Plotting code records
_ _ _ _ _ _ _

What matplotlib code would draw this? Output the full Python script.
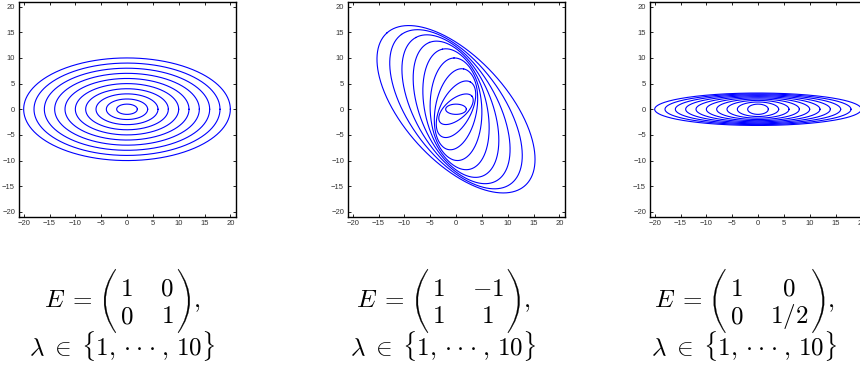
import numpy as np
import matplotlib
matplotlib.use("Agg")
import matplotlib.pyplot as plt
from matplotlib.path import Path
from matplotlib.patches import PathPatch

plt.rcParams["mathtext.fontset"] = "cm"
plt.rcParams["font.family"] = ["Liberation Sans", "DejaVu Sans"]

# ---- data -------------------------------------------------------------
lambdas = [1, 2, 3, 4, 5, 6, 7, 8, 9, 10]
E_identity = [[1, 0], [0, 1]]
E_rotation = [[1, -1], [1, 1]]
E_aniso = [[1, 0], [0, 0.5]]
exponent_matrices = [E_identity, E_rotation, E_aniso]
base_semi_axes = [2, 1]          # unit ellipse before applying lambda^E
axis_ticks = [-20, -15, -10, -5, 0, 5, 10, 15, 20]
axis_limits = [-21, 21]
matrix_labels = [
    [["1", "0"], ["0", "1"]],
    [["1", "-1"], ["1", "1"]],
    [["1", "0"], ["0", "1/2"]],
]
lhs_label = r"$E\;=$"
lambda_caption = (r"$\lambda\;\in\;\{1,\,{\cdot}\hspace{0.25}{\cdot}\hspace{0.25}{\cdot}"
                  r"\;,\,10\}$")

# ---- layout -----------------------------------------------------------
W, H = 860, 370
fig = plt.figure(figsize=(W / 100, H / 100), dpi=100)
ax_left_px = [18.5, 347.5, 649.5]
ax_w_px, ax_top_px, ax_bot_px = 217, 1.5, 217
caption_cx = [122, 443, 744]
FS = 18
row_base = [296, 323]
paren_top, paren_bot = 269, 333
lhs_base = 307
lambda_base = 355


def lam_power(lam, E):
    w, V = np.linalg.eig(np.array(E, dtype=float))
    D = np.diag(np.exp(np.log(lam) * w))
    return (V @ D @ np.linalg.inv(V)).real


theta = np.linspace(0, 2 * np.pi, 600)
base = np.vstack([base_semi_axes[0] * np.cos(theta), base_semi_axes[1] * np.sin(theta)])

for i, E in enumerate(exponent_matrices):
    ax = fig.add_axes([ax_left_px[i] / W, 1 - ax_bot_px / H,
                       ax_w_px / W, (ax_bot_px - ax_top_px) / H])
    for lam in lambdas:
        pts = lam_power(lam, E) @ base
        ax.plot(pts[0], pts[1], color="#0000ff", lw=0.8)
    ax.set_xlim(axis_limits)
    ax.set_ylim(axis_limits)
    ax.set_xticks(axis_ticks)
    ax.set_yticks(axis_ticks)
    ax.tick_params(direction="in", top=True, right=True, length=2.2, width=0.6,
                   labelsize=5.5, pad=2.5, labelcolor="#333333")
    for s in ax.spines.values():
        s.set_linewidth(1.0)

# ---- captions (matrix typeset by hand) -----------------------------------
renderer = fig.canvas.get_renderer()


def px(x, y):
    return x / W, 1 - y / H


def put(x, y, s, ha="left"):
    fx, fy = px(x, y)
    return fig.text(fx, fy, s, fontsize=FS, ha=ha, va="baseline")


def width_of(s):
    t = fig.text(0, 0, s, fontsize=FS)
    w = t.get_window_extent(renderer).width
    t.remove()
    return w


def paren(xb, side, depth=11.5, thick=1.5):
    mid = (paren_top + paren_bot) / 2
    xe = xb + side * depth
    c_out = 2 * xb - xe
    c_in = 2 * (xb + side * thick) - xe
    verts = [(xe, paren_top), (c_out, mid), (xe, paren_bot),
             (xe + side * 0.5, paren_bot - 0.5), (c_in, mid),
             (xe + side * 0.5, paren_top + 0.5), (xe, paren_top)]
    codes = [Path.MOVETO, Path.CURVE3, Path.CURVE3, Path.LINETO,
             Path.CURVE3, Path.CURVE3, Path.CLOSEPOLY]
    verts = [px(x, y) for x, y in verts]
    fig.add_artist(PathPatch(Path(verts, codes), transform=fig.transFigure,
                             facecolor="black", edgecolor="black", lw=0.15))


gap_eq, paren_w, pad, colsep = 11, 12, 4, 27
for i in range(3):
    M = matrix_labels[i]
    cells = [[f"${c}$" for c in row] for row in M]
    col_w = [max(width_of(cells[r][c]) for r in range(2)) for c in range(2)]
    w_lhs = width_of(lhs_label)
    w_comma = width_of(r"$,$")
    total = (w_lhs + gap_eq + paren_w + pad + col_w[0] + colsep + col_w[1]
             + pad + paren_w + 3 + w_comma)
    x = caption_cx[i] - total / 2
    put(x, lhs_base, lhs_label)
    x += w_lhs + gap_eq
    paren(x, +1)
    x += paren_w + pad
    c0 = x + col_w[0] / 2
    x += col_w[0] + colsep
    c1 = x + col_w[1] / 2
    x += col_w[1] + pad + paren_w
    paren(x, -1)
    put(x + 3, lhs_base, r"$,$")
    for r in range(2):
        put(c0, row_base[r], cells[r][0], ha="center")
        put(c1, row_base[r], cells[r][1], ha="center")
    put(caption_cx[i], lambda_base, lambda_caption, ha="center")

fig.savefig("out.png", dpi=100)
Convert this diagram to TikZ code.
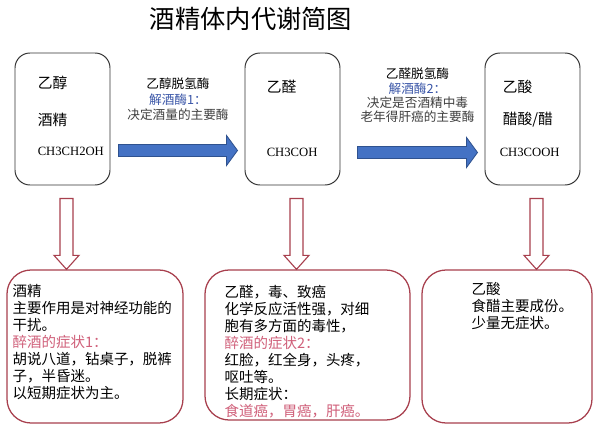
\documentclass[tikz,border=0pt]{standalone}
\usepackage{fontspec}
\setmainfont{Liberation Serif}
\newfontfamily\cjk{Noto Sans CJK SC}
\usepackage{xcolor}
\usetikzlibrary{calc}

\definecolor{arrowblue}{HTML}{4472C4}
\definecolor{arrowedge}{HTML}{2F528F}
\definecolor{enzymeblue}{HTML}{3A56A8}
\definecolor{boxred}{HTML}{A8404E}
\definecolor{warnred}{HTML}{D0607A}

% horizontal block arrow from #1 to tip #2
\newcommand{\hblockarrow}[2]{%
  \draw[blockarrow] ($(#1)+(0,-6)$) -- ($(#2)+(-11,-6)$) -- ($(#2)+(-11,-15)$) -- (#2)
    -- ($(#2)+(-11,15)$) -- ($(#2)+(-11,6)$) -- ($(#1)+(0,6)$) -- cycle;}
% hollow down arrow from #1 to tip #2
\newcommand{\vblockarrow}[2]{%
  \draw[hollowarrow] ($(#1)+(-6.5,0)$) -- ($(#2)+(-6.5,-14)$) -- ($(#2)+(-12.5,-14)$) -- (#2)
    -- ($(#2)+(12.5,-14)$) -- ($(#2)+(6.5,-14)$) -- ($(#1)+(6.5,0)$) -- cycle;}

\begin{document}
\begin{tikzpicture}[x=0.25mm, y=-0.25mm,
    topbox/.style={draw=black!80, line width=0.7pt, rounded corners=3.75mm,
      minimum width=23.75mm, minimum height=33mm, inner sep=0pt},
    effectbox/.style={draw=boxred, line width=0.9pt, rounded corners=6mm, inner sep=0pt},
    chem/.style={anchor=west, inner sep=0pt, font=\cjk\fontsize{10.5}{12}\selectfont},
    formula/.style={anchor=west, inner sep=0pt, font=\fontsize{9}{11}\selectfont},
    enzyme/.style={align=center, inner sep=0pt, text=black!75},
    bodytext/.style={align=left, anchor=north west, inner sep=0pt,
      font=\cjk\fontsize{10.3}{12}\selectfont},
    blockarrow/.style={fill=arrowblue, draw=arrowedge, line width=0.6pt},
    hollowarrow/.style={fill=white, draw=boxred, line width=0.8pt}]

    % Canvas
    \fill[white] (0,0) rectangle (600,433);
    \useasboundingbox (0,0) rectangle (600,433);

    % Title
    \node[font=\cjk\fontsize{18}{20}\selectfont] (title) at (251,19) {酒精体内代谢简图};

    % Substances
    \node[topbox] (t1) at (62.5,119) {};
    \node[topbox] (t2) at (292.5,119) {};
    \node[topbox] (t3) at (532.5,119) {};

    \node[chem] (t1a) at ($(t1.north west)+(23,30)$) {乙醇};
    \node[chem] (t1b) at ($(t1.north west)+(23,67)$) {酒精};
    \node[formula] (t1c) at ($(t1.north west)+(23,99)$) {CH3CH2OH};

    \node[chem] (t2a) at ($(t2.north west)+(22,34)$) {乙醛};
    \node[formula] (t2c) at ($(t2.north west)+(22,100)$) {CH3COH};

    \node[chem] (t3a) at ($(t3.north west)+(18,34)$) {乙酸};
    \node[chem] (t3b) at ($(t3.north west)+(18,67)$) {醋酸/醋};
    \node[formula] (t3c) at ($(t3.north west)+(15,100)$) {CH3COOH};

    % Enzyme arrows
    \coordinate (a1s) at ($(t1.south east)+(8,-35)$);
    \coordinate (a1e) at ($(t2.south west)+(-7,-35)$);
    \coordinate (a2s) at ($(t2.south east)+(17,-33)$);
    \coordinate (a2e) at ($(t3.south west)+(-7,-33)$);
    \hblockarrow{a1s}{a1e}
    \hblockarrow{a2s}{a2e}

    \node[enzyme, font=\cjk\fontsize{9}{11}\selectfont] (l1) at ($(a1s)!0.5!(a1e)+(0,-51)$)
      {\textcolor{black}{乙醇脱氢酶}\\\textcolor{enzymeblue}{解酒酶1：}\\决定酒量的主要酶};
    \node[enzyme, font=\cjk\fontsize{9}{10.2}\selectfont] (l2) at ($(a2s)!0.5!(a2e)+(0,-57)$)
      {\textcolor{black}{乙醛脱氢酶}\\\textcolor{enzymeblue}{解酒酶2：}\\决定是否酒精中毒\\老年得肝癌的主要酶};

    % Effects
    \node[effectbox, minimum width=44mm, minimum height=38.25mm] (b1) at (95,346.5) {};
    \node[effectbox, minimum width=51.25mm, minimum height=37.5mm] (b2) at (307.5,345) {};
    \node[effectbox, minimum width=42.5mm, minimum height=38.25mm] (b3) at (507,346.5) {};

    \node[bodytext] (b1txt) at ($(b1.north west)+(6,15)$)
      {酒精\\主要作用是对神经功能的\\干扰。\\\textcolor{warnred}{醉酒的症状1：}\\胡说八道，钻桌子，脱裤\\子，半昏迷。\\以短期症状为主。};
    \node[bodytext] (b2txt) at ($(b2.north west)+(20,16)$)
      {乙醛，毒、致癌\\化学反应活性强，对细\\胞有多方面的毒性，\\\textcolor{warnred}{醉酒的症状2：}\\红脸，红全身，头疼，\\呕吐等。\\长期症状：\\\textcolor{warnred}{食道癌，胃癌，肝癌。}};
    \node[bodytext] (b3txt) at ($(b3.north west)+(50,13)$)
      {乙酸\\食醋主要成份。\\少量无症状。};

    % Down arrows
    \foreach \i in {1,2,3} {
        \coordinate (d\i s) at ($(t\i.south)+(4,13)$);
        \coordinate (d\i e) at ($(t\i.south |- b\i.north)+(4,0)$);
        \vblockarrow{d\i s}{d\i e}
    }

\end{tikzpicture}
\end{document}
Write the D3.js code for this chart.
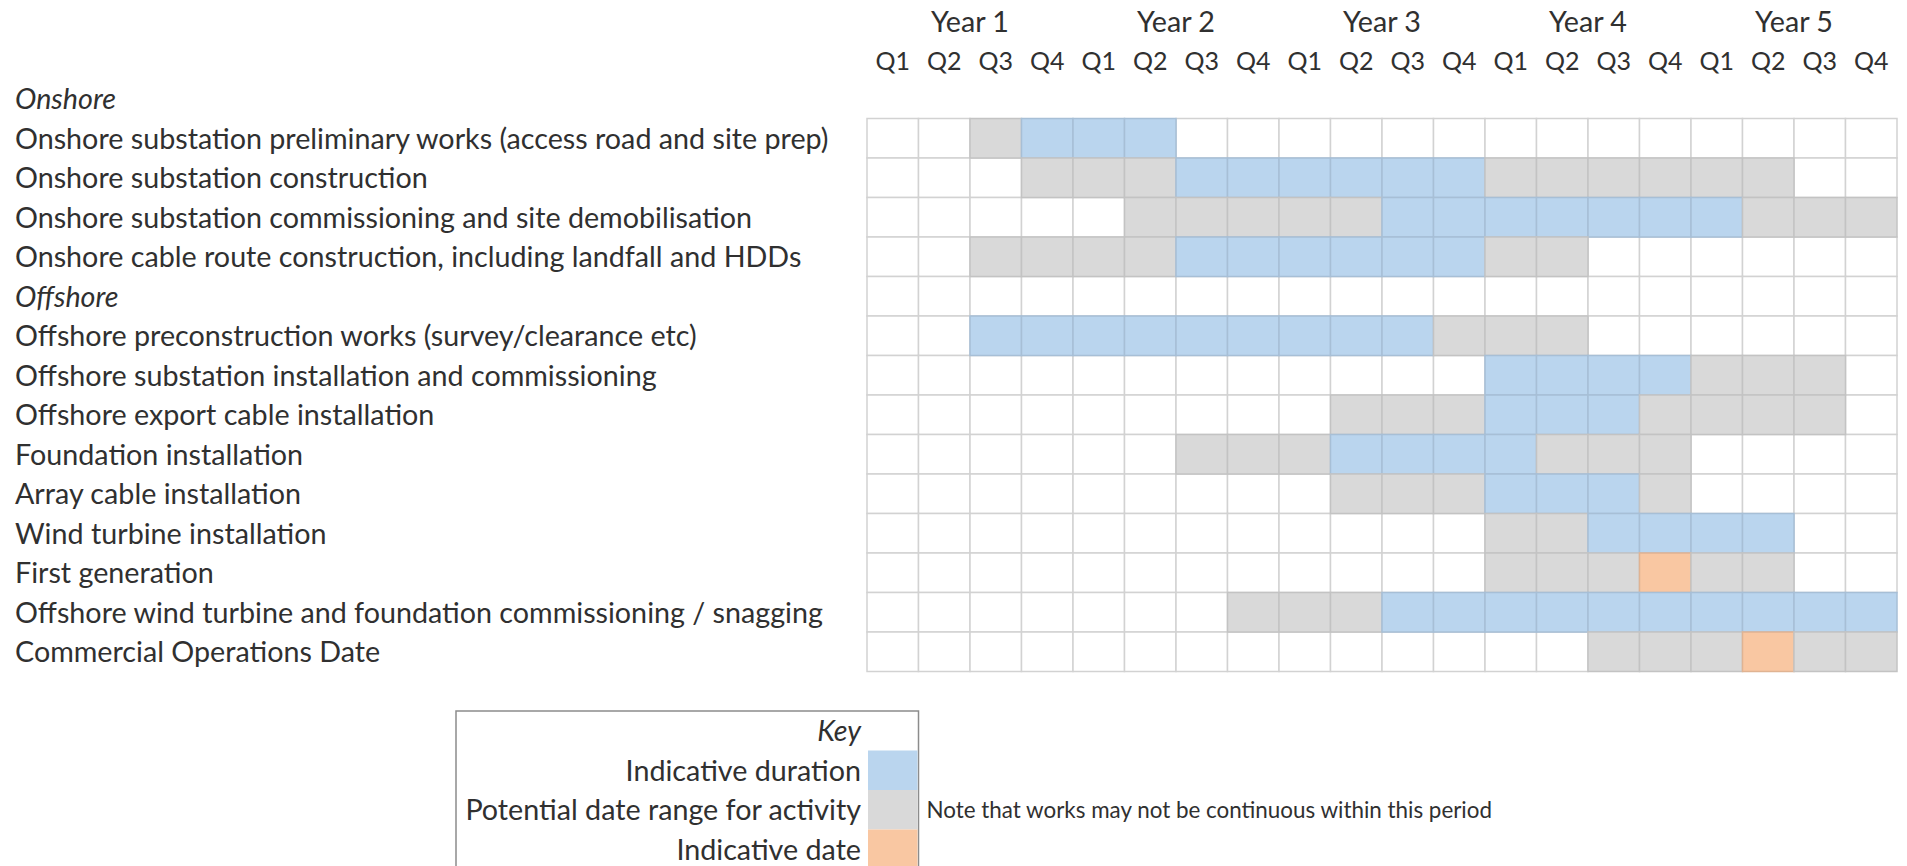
<!DOCTYPE html>
<meta charset="utf-8">
<style>
  body { margin: 0; background: #fff; }
  text { font-family: Lato, "Open Sans", sans-serif; fill: #303030; }
</style>
<svg width="1907" height="866"></svg>
<script src="https://d3js.org/d3.v7.min.js"></script>
<script>

var years = ["Year 1", "Year 2", "Year 3", "Year 4", "Year 5"],
    quarters = ["Q1", "Q2", "Q3", "Q4"];

var tasks = [
  "Onshore",
  "Onshore substation preliminary works (access road and site prep)",
  "Onshore substation construction",
  "Onshore substation commissioning and site demobilisation",
  "Onshore cable route construction, including landfall and HDDs",
  "Offshore",
  "Offshore preconstruction works (survey/clearance etc)",
  "Offshore substation installation and commissioning",
  "Offshore export cable installation",
  "Foundation installation",
  "Array cable installation",
  "Wind turbine installation",
  "First generation",
  "Offshore wind turbine and foundation commissioning / snagging",
  "Commercial Operations Date"
];
var sectionHeaders = ["Onshore", "Offshore"];

// quarter index 0..19 (Year 1 Q1 .. Year 5 Q4), inclusive ranges
var potentialRange = [null, [2, 5], [3, 17], [5, 19], [2, 13], null, [2, 13], [12, 18],
                      [9, 18], [6, 15], [9, 15], [12, 17], [12, 17], [7, 19], [14, 19]];
var indicativeDuration = [null, [3, 5], [6, 11], [10, 16], [6, 11], null, [2, 10], [12, 15],
                          [12, 14], [9, 12], [12, 14], [14, 17], null, [10, 19], null];
var indicativeDate = [null, null, null, null, null, null, null, null,
                      null, null, null, null, 15, null, 17];

var keyItems = ["Indicative duration", "Potential date range for activity", "Indicative date"],
    keyNote = "Note that works may not be continuous within this period";

var colors = { duration: "#bad5ee", potential: "#d9d9d9", date: "#f9c7a2", none: "#ffffff" };

var svg = d3.select("svg"),
    fontSize = 28.7;

var periods = d3.range(years.length * quarters.length);

var x = d3.scaleBand().domain(periods).range([867, 1897]);
var y = d3.scaleBand().domain(d3.range(tasks.length)).range([79, 671.5]);
var step = y.step();

function inRange(r, c) { return r && c >= r[0] && c <= r[1]; }

function cellState(r, c) {
  if (indicativeDate[r] === c) return "date";
  if (inRange(indicativeDuration[r], c)) return "duration";
  if (inRange(potentialRange[r], c)) return "potential";
  return "none";
}

// grid cells (row 0 "Onshore" sits above the grid)
var cells = [];
d3.range(1, tasks.length).forEach(function(r) {
  periods.forEach(function(c) { cells.push({ r: r, c: c, s: cellState(r, c) }); });
});
cells.sort(function(a, b) { return (a.s !== "none") - (b.s !== "none"); });

svg.append("g").selectAll("rect")
  .data(cells)
  .join("rect")
    .attr("x", function(d) { return x(d.c); })
    .attr("y", function(d) { return y(d.r); })
    .attr("width", x.bandwidth())
    .attr("height", y.bandwidth())
    .attr("fill", function(d) { return colors[d.s]; })
    .attr("stroke", function(d) {
      return d.s === "none" ? "#d2d2d2" : d3.color(colors[d.s]).darker(0.3);
    })
    .attr("stroke-width", 1.5);

// row labels
svg.append("g").selectAll("text")
  .data(tasks)
  .join("text")
    .attr("x", 15)
    .attr("y", function(d, i) { return y(i) + y.bandwidth() / 2; })
    .attr("dy", "0.36em")
    .attr("font-size", fontSize)
    .attr("font-style", function(d) { return sectionHeaders.indexOf(d) >= 0 ? "italic" : null; })
    .text(function(d) { return d; });

// year + quarter headers
svg.append("g").selectAll("text")
  .data(years)
  .join("text")
    .attr("x", function(d, i) { return (x(i * 4) + x(i * 4 + 3) + x.bandwidth()) / 2; })
    .attr("y", 22)
    .attr("dy", "0.36em")
    .attr("text-anchor", "middle")
    .attr("font-size", fontSize)
    .text(function(d) { return d; });

svg.append("g").selectAll("text")
  .data(periods)
  .join("text")
    .attr("x", function(d) { return x(d) + x.bandwidth() / 2; })
    .attr("y", 61)
    .attr("dy", "0.36em")
    .attr("text-anchor", "middle")
    .attr("font-size", 25)
    .text(function(d) { return quarters[d % 4]; });

// key
var keyTop = y.range()[1] + step,
    swX = x(0), swW = x.bandwidth();

svg.append("rect")
  .attr("x", 456)
  .attr("y", keyTop)
  .attr("width", swX + swW - 456)
  .attr("height", 200)
  .attr("fill", "none")
  .attr("stroke", "#8c8c8c")
  .attr("stroke-width", 1.5);

svg.append("text")
  .attr("x", swX - 6)
  .attr("y", keyTop + step / 2)
  .attr("dy", "0.36em")
  .attr("text-anchor", "end")
  .attr("font-size", fontSize)
  .attr("font-style", "italic")
  .text("Key");

var keyColors = [colors.duration, colors.potential, colors.date];
var key = svg.append("g").selectAll("g")
  .data(keyItems)
  .join("g")
    .attr("transform", function(d, i) { return "translate(0," + (keyTop + step * (i + 1)) + ")"; });

key.append("rect")
  .attr("x", swX + 1)
  .attr("width", swW - 2)
  .attr("height", step)
  .attr("fill", function(d, i) { return keyColors[i]; });

key.append("text")
  .attr("x", swX - 6)
  .attr("y", step / 2)
  .attr("dy", "0.36em")
  .attr("text-anchor", "end")
  .attr("font-size", fontSize)
  .text(function(d) { return d; });

svg.append("text")
  .attr("x", swX + swW + 8)
  .attr("y", keyTop + step * 2.5)
  .attr("dy", "0.36em")
  .attr("font-size", 22.4)
  .text(keyNote);

</script>
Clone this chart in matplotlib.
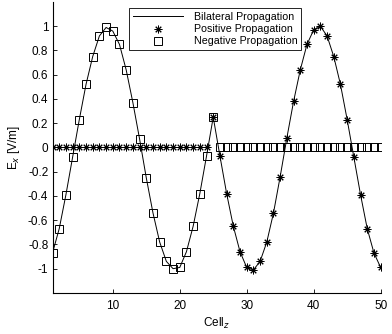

_ _ _ _ _ _ _

WHAT IS REQUIRED: Transcribe, from the records above, the first line and every line after it up to and including the line with "s.set_linewidth(1.0)"; omit pictures.

SOLUTION:
What matplotlib code would draw this? Output the full Python script.
import numpy as np
import matplotlib
matplotlib.use("Agg")
import matplotlib.pyplot as plt
from matplotlib.path import Path
from matplotlib.patches import PathPatch

plt.rcParams["mathtext.fontset"] = "cm"
plt.rcParams["font.family"] = ["Liberation Sans", "DejaVu Sans"]

# ---- data -------------------------------------------------------------
lambdas = [1, 2, 3, 4, 5, 6, 7, 8, 9, 10]
E_identity = [[1, 0], [0, 1]]
E_rotation = [[1, -1], [1, 1]]
E_aniso = [[1, 0], [0, 0.5]]
exponent_matrices = [E_identity, E_rotation, E_aniso]
base_semi_axes = [2, 1]          # unit ellipse before applying lambda^E
axis_ticks = [-20, -15, -10, -5, 0, 5, 10, 15, 20]
axis_limits = [-21, 21]
matrix_labels = [
    [["1", "0"], ["0", "1"]],
    [["1", "-1"], ["1", "1"]],
    [["1", "0"], ["0", "1/2"]],
]
lhs_label = r"$E\;=$"
lambda_caption = (r"$\lambda\;\in\;\{1,\,{\cdot}\hspace{0.25}{\cdot}\hspace{0.25}{\cdot}"
                  r"\;,\,10\}$")

# ---- layout -----------------------------------------------------------
W, H = 860, 370
fig = plt.figure(figsize=(W / 100, H / 100), dpi=100)
ax_left_px = [18.5, 347.5, 649.5]
ax_w_px, ax_top_px, ax_bot_px = 217, 1.5, 217
caption_cx = [122, 443, 744]
FS = 18
row_base = [296, 323]
paren_top, paren_bot = 269, 333
lhs_base = 307
lambda_base = 355


def lam_power(lam, E):
    w, V = np.linalg.eig(np.array(E, dtype=float))
    D = np.diag(np.exp(np.log(lam) * w))
    return (V @ D @ np.linalg.inv(V)).real


theta = np.linspace(0, 2 * np.pi, 600)
base = np.vstack([base_semi_axes[0] * np.cos(theta), base_semi_axes[1] * np.sin(theta)])

for i, E in enumerate(exponent_matrices):
    ax = fig.add_axes([ax_left_px[i] / W, 1 - ax_bot_px / H,
                       ax_w_px / W, (ax_bot_px - ax_top_px) / H])
    for lam in lambdas:
        pts = lam_power(lam, E) @ base
        ax.plot(pts[0], pts[1], color="#0000ff", lw=0.8)
    ax.set_xlim(axis_limits)
    ax.set_ylim(axis_limits)
    ax.set_xticks(axis_ticks)
    ax.set_yticks(axis_ticks)
    ax.tick_params(direction="in", top=True, right=True, length=2.2, width=0.6,
                   labelsize=5.5, pad=2.5, labelcolor="#333333")
    for s in ax.spines.values():
        s.set_linewidth(1.0)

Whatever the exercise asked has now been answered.